Richard P. Feynman already called modern pedagogics a pseudo-science. Now Karpicke demonstrates the fruitlessness of highfalutin learning techniques and proves the old experienced elementary teachers right, who have always stressed the importance of repetition and testing.
Miller sure won’t be read by epidemiologists. They profit far too much from the ever changing weekly panics and scandals.
Zwane is a clear warning. However carefully you may choose a random sample, by the end of the investigation it will have become unrepresentative, at least for longitudinal studies, and invalidate your results.
Shea asks the right questions about the current debate. See also the commentary by O’Connell.
Eren confirms an impression you get from the literature anyway. There is consensus among knappers that blade technology is comparatively easy to learn and Levallois far more demanding and requiring longer practice. It seems to me as if the proud European artisans hand crafted top quality Rolls-Royces until the blade makers swamped the market with mass produced and standardized Model-Ts. We too have a cultural leaning towards quality tools by I have to acknowledge that from the point of view of most efficient goal achievement the cheap China Exports (CE) from the building centre often are the better choice.
I ought to be ashamed for only now having read the much cited classic by Tversky and Kahnemann.

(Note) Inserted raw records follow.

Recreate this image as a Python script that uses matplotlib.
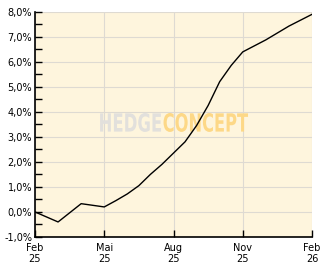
import numpy as np
import matplotlib.pyplot as plt
from matplotlib.ticker import MultipleLocator
from matplotlib.textpath import TextPath
from matplotlib.patches import PathPatch
from matplotlib.font_manager import FontProperties
from matplotlib.transforms import Affine2D

# Daten (Monatsindex ab Feb 25, Rendite in %)
month_pos = [0, 1, 2, 3, 3.5, 4, 4.5, 5, 5.5, 6, 6.5, 7, 7.5, 8, 8.5, 9, 10, 11, 12]
perf = [0.0, -0.4, 0.33, 0.2, 0.45, 0.72, 1.05, 1.5, 1.9, 2.35, 2.8, 3.45,
        4.25, 5.2, 5.85, 6.39, 6.87, 7.42, 7.89]

tick_pos = [0, 3, 6, 9, 12]
tick_lab = ["Feb\n25", "Mai\n25", "Aug\n25", "Nov\n25", "Feb\n26"]
y_ticks = np.arange(-1, 9, 1)

fig = plt.figure(figsize=(3.32, 2.69), dpi=100)
ax = fig.add_axes([0.1054, 0.119, 0.8344, 0.838])
ax.set_facecolor("#fef5dd")


def watermark(txt, x0, x1, y0, y1, col):
    # Schrift auf festen Kasten (Achsenbruchteile) strecken
    tp = TextPath((0, 0), txt, size=10, prop=FontProperties(family="DejaVu Sans", weight="bold"))
    ext = tp.get_extents()
    tr = Affine2D().translate(-ext.x0, -ext.y0).scale((x1 - x0) / ext.width, (y1 - y0) / ext.height).translate(x0, y0)
    ax.add_patch(PathPatch(tr.transform_path(tp), transform=ax.transAxes,
                           facecolor=col, edgecolor="none", zorder=1))


watermark("HEDGE", 0.235, 0.455, 0.466, 0.55, "#e2e0dc")
watermark("CONCEPT", 0.464, 0.769, 0.466, 0.55, "#fdd887")

ax.plot(month_pos, perf, color="black", lw=1.0, zorder=3)

ax.set_xlim(0, 12)
ax.set_ylim(-1, 8)
ax.set_xticks(tick_pos)
ax.set_xticklabels(tick_lab)
ax.set_yticks(y_ticks)
ax.set_yticklabels([("%.1f%%" % v).replace(".", ",") for v in y_ticks])
ax.yaxis.set_minor_locator(MultipleLocator(0.5))

ax.grid(True, color="#dedad2", lw=0.8, zorder=0)
ax.set_axisbelow(True)
for s in ["top", "right"]:
    ax.spines[s].set_visible(False)
for s in ["left", "bottom"]:
    ax.spines[s].set_color("black")
    ax.spines[s].set_linewidth(1.2)

ax.tick_params(axis="both", which="both", direction="in", length=5, width=1,
               labelsize=7, colors="black")
ax.tick_params(axis="y", pad=2)
ax.tick_params(axis="x", pad=4)

fig.savefig("out.png", dpi=100, facecolor="white")
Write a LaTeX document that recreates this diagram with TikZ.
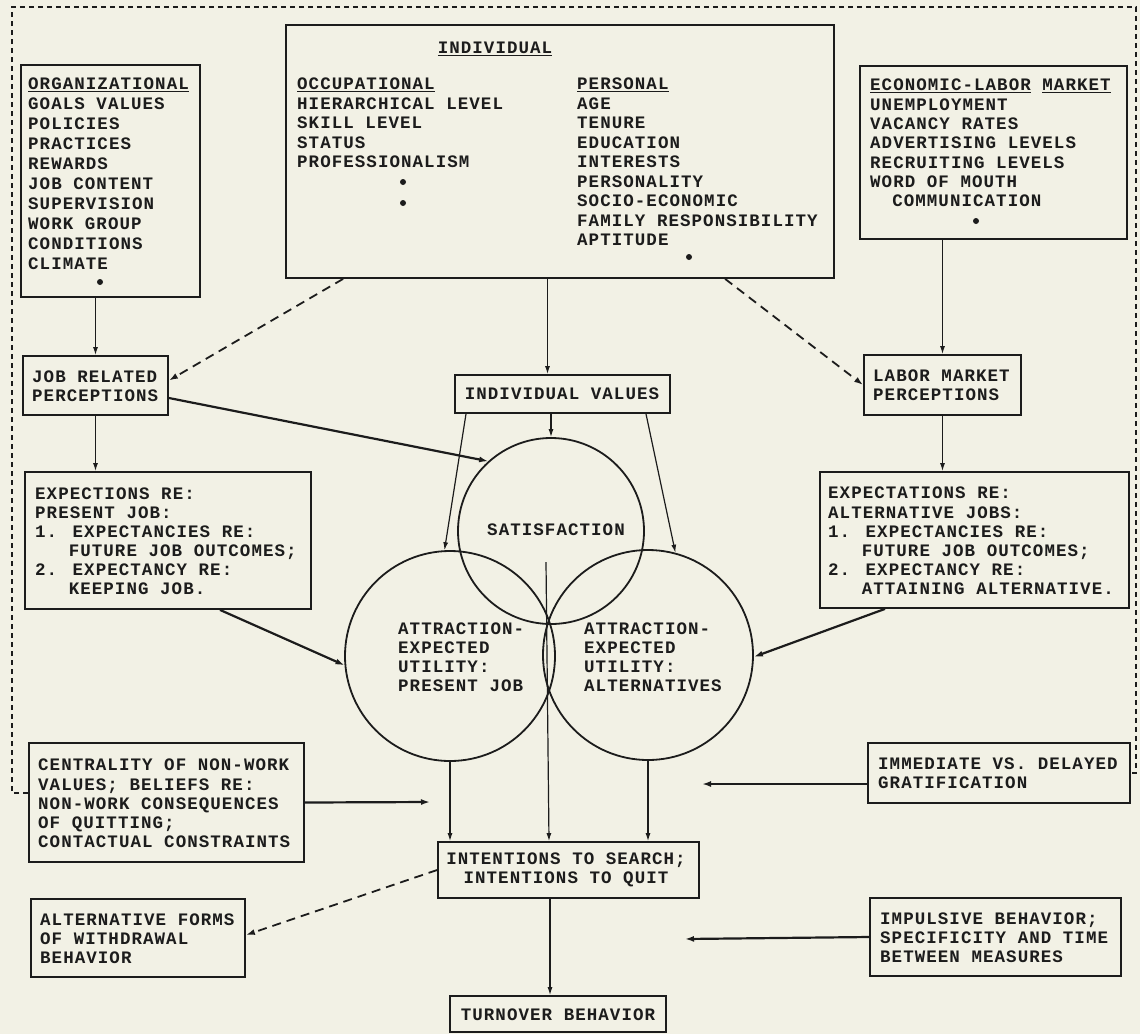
\documentclass[tikz,border=0pt]{standalone}
\usepackage{fontspec}
\newfontfamily\tw{Liberation Mono}[LetterSpace=6.0]
\usetikzlibrary{arrows.meta,fit}
\definecolor{paper}{RGB}{242,241,229}
\definecolor{ink}{RGB}{28,28,28}
\newcommand{\fs}[1]{\tw\bfseries\fontsize{17.5pt}{#1}\selectfont}
\begin{document}
\begin{tikzpicture}[x=1pt,y=-1pt,
  bx/.style={draw=ink,line width=1.8pt,inner sep=0pt},
  tx/.style={text=ink,font=\fs{19.5pt},inner sep=0pt,align=left,anchor=north west},
  tc/.style={tx,align=center,anchor=center},
  ln/.style={draw=ink,line width=1.2pt,-{Latex[length=8pt,width=5pt]}},
  lnt/.style={draw=ink,line width=2.2pt,-{Latex[length=9pt,width=6pt]}},
  dl/.style={draw=ink,line width=1.8pt,dash pattern=on 9pt off 6pt,-{Latex[length=9pt,width=6pt]}},
  brd/.style={draw=ink,line width=1.4pt,dash pattern=on 5pt off 4pt},
  cir/.style={circle,draw=ink,line width=1.8pt,inner sep=0pt},
  dotn/.style={circle,fill=ink,inner sep=0pt,minimum size=6pt}
]
\fill[paper] (0,0) rectangle (1140,1034);
\useasboundingbox (0,0) rectangle (1140,1034);

% ORGANIZATIONAL
\node[bx,fit={(21,65)(200,297)}] (org) {};
\node[tx,font=\fs{20pt}] (orgt) at (28,78)
 {\underline{ORGANIZATIONAL}\\GOALS VALUES\\POLICIES\\PRACTICES\\REWARDS\\JOB CONTENT\\SUPERVISION\\WORK GROUP\\CONDITIONS\\CLIMATE};
\node[dotn] (orgd) at (100,282) {};

% INDIVIDUAL
\node[bx,fit={(286,25)(834,278)}] (ind) {};
\node[tx,anchor=north] (indt) at (495,42) {\underline{INDIVIDUAL}};
\node[tx] (occ) at (297,78) {\underline{OCCUPATIONAL}\\HIERARCHICAL LEVEL\\SKILL LEVEL\\STATUS\\PROFESSIONALISM};
\node[tx] (per) at (577,78) {\underline{PERSONAL}\\AGE\\TENURE\\EDUCATION\\INTERESTS\\PERSONALITY\\SOCIO-ECONOMIC\\FAMILY RESPONSIBILITY\\APTITUDE};
\node[dotn] (occd1) at (403,182) {};
\node[dotn] (occd2) at (403,203) {};
\node[dotn] (perd) at (689,257) {};

% ECONOMIC
\node[bx,fit={(860,66)(1127,239)}] (eco) {};
\node[tx,font=\fs{19.3pt}] (ecot) at (870,79)
 {\underline{ECONOMIC-LABOR} \underline{MARKET}\\UNEMPLOYMENT\\VACANCY RATES\\ADVERTISING LEVELS\\RECRUITING LEVELS\\WORD OF MOUTH\\\phantom{XX}COMMUNICATION};
\node[dotn] (ecod) at (976,221) {};

% perceptions
\node[bx,fit={(23,356)(168,415)}] (jr) {};
\node[tx,font=\fs{19pt}] (jrt) at (32,371) {JOB RELATED\\PERCEPTIONS};
\node[bx,fit={(864,355)(1021,415)}] (lmp) {};
\node[tx,font=\fs{19pt}] (lmpt) at (873,370) {LABOR MARKET\\PERCEPTIONS};
\node[bx,fit={(455,375)(670,413)}] (iv) {};
\node[tc] (ivt) at (562,394) {INDIVIDUAL VALUES};

% expectations
\node[bx,fit={(25,472)(311,609)}] (exp) {};
\node[tx,font=\fs{19pt}] (expt) at (35,488)
 {EXPECTIONS RE:\\PRESENT JOB:\\1. EXPECTANCIES RE:\\\phantom{XXX}FUTURE JOB OUTCOMES;\\2. EXPECTANCY RE:\\\phantom{XXX}KEEPING JOB.};
\node[bx,fit={(820,472)(1129,608)}] (alt) {};
\node[tx,font=\fs{19.2pt}] (altt) at (828,487)
 {EXPECTATIONS RE:\\ALTERNATIVE JOBS:\\1. EXPECTANCIES RE:\\\phantom{XXX}FUTURE JOB OUTCOMES;\\2. EXPECTANCY RE:\\\phantom{XXX}ATTAINING ALTERNATIVE.};

% circles
\node[cir,minimum size=186pt] (sat) at (551,531) {};
\node[tc] (satt) at (556,530) {SATISFACTION};
\node[cir,minimum size=210pt] (lc) at (450,656) {};
\node[cir,minimum size=210pt] (rc) at (648,655) {};
\node[tx,font=\fs{19pt}] (lct) at (398,623) {ATTRACTION-\\EXPECTED\\UTILITY:\\PRESENT JOB};
\node[tx,font=\fs{19pt}] (rct) at (584,623) {ATTRACTION-\\EXPECTED\\UTILITY:\\ALTERNATIVES};

% lower boxes
\node[bx,fit={(438,842)(699,898)}] (int) {};
\node[tc,font=\fs{19pt}] (intt) at (566,870) {INTENTIONS TO SEARCH;\\INTENTIONS TO QUIT};
\node[bx,fit={(450,996)(666,1032)}] (tu) {};
\node[tc] (tut) at (558,1015) {TURNOVER BEHAVIOR};
\node[bx,fit={(29,743)(304,862)}] (cen) {};
\node[tx,font=\fs{19.25pt}] (cent) at (38,759)
 {CENTRALITY OF NON-WORK\\VALUES; BELIEFS RE:\\NON-WORK CONSEQUENCES\\OF QUITTING;\\CONTACTUAL CONSTRAINTS};
\node[bx,fit={(31,899)(245,977)}] (af) {};
\node[tx,font=\fs{19pt}] (aft) at (40,914) {ALTERNATIVE FORMS\\OF WITHDRAWAL\\BEHAVIOR};
\node[bx,fit={(868,743)(1130,803)}] (imm) {};
\node[tx,font=\fs{19pt}] (immt) at (878,758) {IMMEDIATE VS. DELAYED\\GRATIFICATION};
\node[bx,fit={(870,898)(1121,976)}] (imp) {};
\node[tx,font=\fs{19pt}] (impt) at (880,913) {IMPULSIVE BEHAVIOR;\\SPECIFICITY AND TIME\\BETWEEN MEASURES};

% free ends
\coordinate (cenend) at (430,802);
\coordinate (immend) at (702,784);
\coordinate (impend) at (685,939);
\coordinate (cl) at (546,562);
\coordinate (ivin) at ([xshift=-15pt]iv.north);
\coordinate (ts) at ([xshift=-18.5pt]int.south);

% connectors
\draw[ln] (jr.north |- org.south) -- (jr.north);
\draw[dl] ([xshift=58pt]ind.south west) -- ([yshift=5pt]jr.east);
\draw[dl] ([xshift=440pt]ind.south west) -- (lmp.west);
\draw[ln] (ind.south -| ivin) -- (ivin);
\draw[ln] (eco.south -| lmp.north) -- (lmp.north);
\draw[ln] (jr.south) -- (exp.north -| jr.south);
\draw[ln] (lmp.south) -- (alt.north -| lmp.south);
\draw[lnt] ([yshift=-12.5pt]jr.east) -- (sat.132);
\draw[ln] (iv.south -| sat.north) -- (sat.north);
\draw[ln] ([xshift=-96.5pt]iv.south) -- (lc.93);
\draw[ln] ([xshift=83.5pt]iv.south) -- (rc.75);
\draw[lnt] ([xshift=52pt]exp.south) -- (lc.185);
\draw[lnt] ([xshift=-89.5pt]alt.south) -- (rc.-1);
\draw[ln] (cl) -- ([xshift=-19.5pt]int.north);
\draw[ln] (lc.south) -- (int.north -| lc.south);
\draw[ln] (rc.south) -- (int.north -| rc.south);
\draw[lnt] (cen.east) -- (cenend);
\draw[lnt] ([yshift=-11pt]imm.west) -- (immend);
\draw[lnt] (imp.west) -- (impend);
\draw[dl] (int.west) -- ([yshift=3pt]af.east);
\draw[ln] (ts) -- (tu.north -| ts);

% dashed frame
\draw[brd] ([yshift=9.5pt]cen.west) -- (12,793) -- (12,7) -- (1136,7) -- (1136,773) -- (imm.east);
\end{tikzpicture}
\end{document}
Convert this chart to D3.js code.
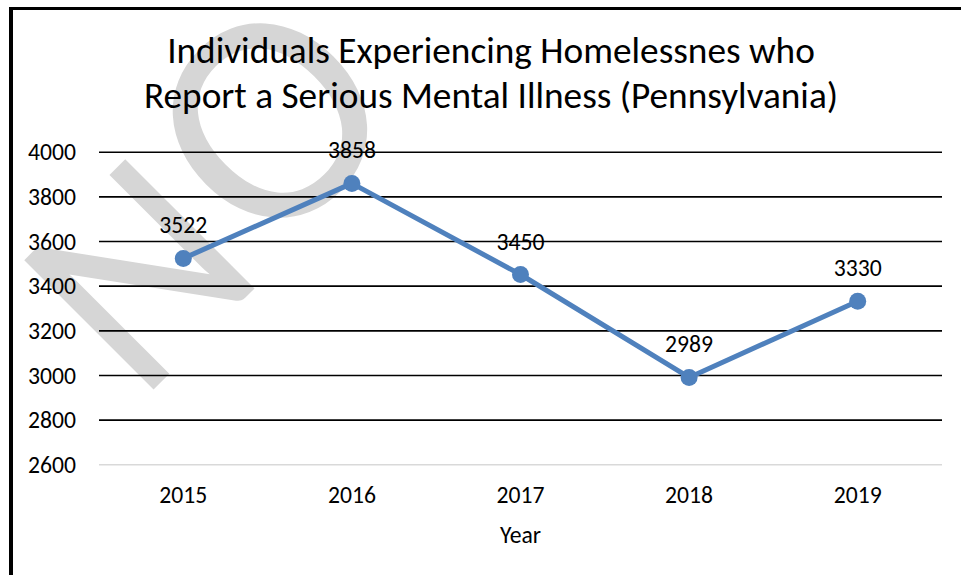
<!DOCTYPE html>
<html>
<head>
<meta charset="utf-8">
<script src="https://cdn.jsdelivr.net/npm/d3@7"></script>
<style>
  body { margin: 0; background: #fff; }
  svg text { font-family: Carlito, Calibri, Lato, sans-serif; fill: #000; }
</style>
</head>
<body>
<svg id="chart" width="961" height="575"></svg>
<script>
// data
var years = ["2015", "2016", "2017", "2018", "2019"];
var counts = [3522, 3858, 3450, 2989, 3330];
var yTicks = [2600, 2800, 3000, 3200, 3400, 3600, 3800, 4000];
var titleLines = ["Individuals Experiencing Homelessnes who",
                  "Report a Serious Mental Illness (Pennsylvania)"];
var xTitle = "Year";
var watermark = ["N", "O"];

var svg = d3.select("#chart"),
    width = +svg.attr("width"),
    height = +svg.attr("height");

svg.append("rect").attr("width", width).attr("height", height).attr("fill", "#fff");

// grey watermark behind everything
var wm = svg.append("text")
   .attr("transform", "translate(139,404) rotate(-45)")
   .style("font-size", "285px")
   .style("fill", "#d6d6d6");
wm.selectAll("tspan")
   .data(watermark)
   .enter().append("tspan")
   .attr("dx", function(d, i) { return i == 0 ? 0 : 8; })
   .attr("dy", function(d, i) { return i == 0 ? 0 : -10; })
   .style("font-size", function(d, i) { return i == 0 ? null : "305px"; })
   .text(function(d) { return d; });

// frame (left and top edges show)
svg.append("line").attr("x1", 11).attr("x2", 11).attr("y1", 7).attr("y2", height)
   .attr("stroke", "#000").attr("stroke-width", 4);
svg.append("line").attr("x1", 9).attr("x2", width).attr("y1", 8.5).attr("y2", 8.5)
   .attr("stroke", "#000").attr("stroke-width", 3);

var plot = { left: 99, right: 942, top: 151.7, bottom: 464.3 };

var x = d3.scaleBand().domain(years).range([plot.left, plot.right]);
var y = d3.scaleLinear().domain([2600, 4000]).range([plot.bottom, plot.top]);
var cx = function(d) { return x(d) + x.bandwidth() / 2; };

// pick a font size that gives the widths seen in the picture
function fitSize(str, target, base) {
  var t = svg.append("text").style("font-size", base + "px").text(str);
  var w = t.node().getComputedTextLength();
  t.remove();
  return base * target / w;
}
var titleSize = fitSize(titleLines[0], 648, 32);
var tickSize = fitSize("4000", 48, 20);

// title
svg.selectAll(".title")
   .data(titleLines)
   .enter().append("text")
   .attr("class", "title")
   .attr("x", 491)
   .attr("y", function(d, i) { return 63 + i * 45; })
   .attr("text-anchor", "middle")
   .style("font-size", titleSize + "px")
   .text(function(d) { return d; });

// y axis + gridlines
var yAxis = svg.append("g")
   .attr("transform", "translate(" + plot.left + ",0)")
   .call(d3.axisLeft(y).tickValues(yTicks).tickFormat(d3.format("d"))
         .tickSize(-(plot.right - plot.left)).tickPadding(23));
yAxis.select(".domain").remove();
yAxis.selectAll("line")
   .attr("stroke", function(d) { return d == 2600 ? "#d9d9d9" : "#000"; })
   .attr("stroke-width", function(d) { return d == 2600 ? 1.5 : 1.6; });
yAxis.selectAll("text")
   .attr("dy", "0.35em")
   .style("font-size", tickSize + "px")
   .attr("font-family", null);

// x axis labels
var xAxis = svg.append("g")
   .attr("transform", "translate(0," + plot.bottom + ")")
   .call(d3.axisBottom(x).tickSize(0).tickPadding(0));
xAxis.select(".domain").remove();
xAxis.selectAll("text")
   .attr("y", 38.7).attr("dy", null)
   .style("font-size", tickSize + "px")
   .attr("font-family", null);

svg.append("text")
   .attr("x", (plot.left + plot.right) / 2)
   .attr("y", 543)
   .attr("text-anchor", "middle")
   .style("font-size", tickSize + "px")
   .text(xTitle);

// the series
var data = years.map(function(d, i) { return { year: d, value: counts[i] }; });

var line = d3.line()
   .x(function(d) { return cx(d.year); })
   .y(function(d) { return y(d.value); });

svg.append("path")
   .datum(data)
   .attr("d", line)
   .attr("fill", "none")
   .attr("stroke", "#4f81bd")
   .attr("stroke-width", 5)
   .attr("stroke-linejoin", "round");

svg.selectAll(".dot")
   .data(data)
   .enter().append("circle")
   .attr("class", "dot")
   .attr("cx", function(d) { return cx(d.year); })
   .attr("cy", function(d) { return y(d.value); })
   .attr("r", 8.5)
   .attr("fill", "#4f81bd");

svg.selectAll(".val")
   .data(data)
   .enter().append("text")
   .attr("class", "val")
   .attr("x", function(d) { return cx(d.year); })
   .attr("y", function(d) { return y(d.value) - 25; })
   .attr("text-anchor", "middle")
   .style("font-size", tickSize + "px")
   .text(function(d) { return d.value; });
</script>
</body>
</html>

Crimmins and Kahmen belong together in a certain way. Crimmins shows how neither temperature nor precipitation determine climate but rather a combination of both, while Kahmen offers a palaeometer for just that compound.
Ghosh describes an independent thermometre for cases, where oxygen 18 can’t discriminate between surface temperature and ice volume. To use it we need unburnt cellulose without any extraneous oxygen, though.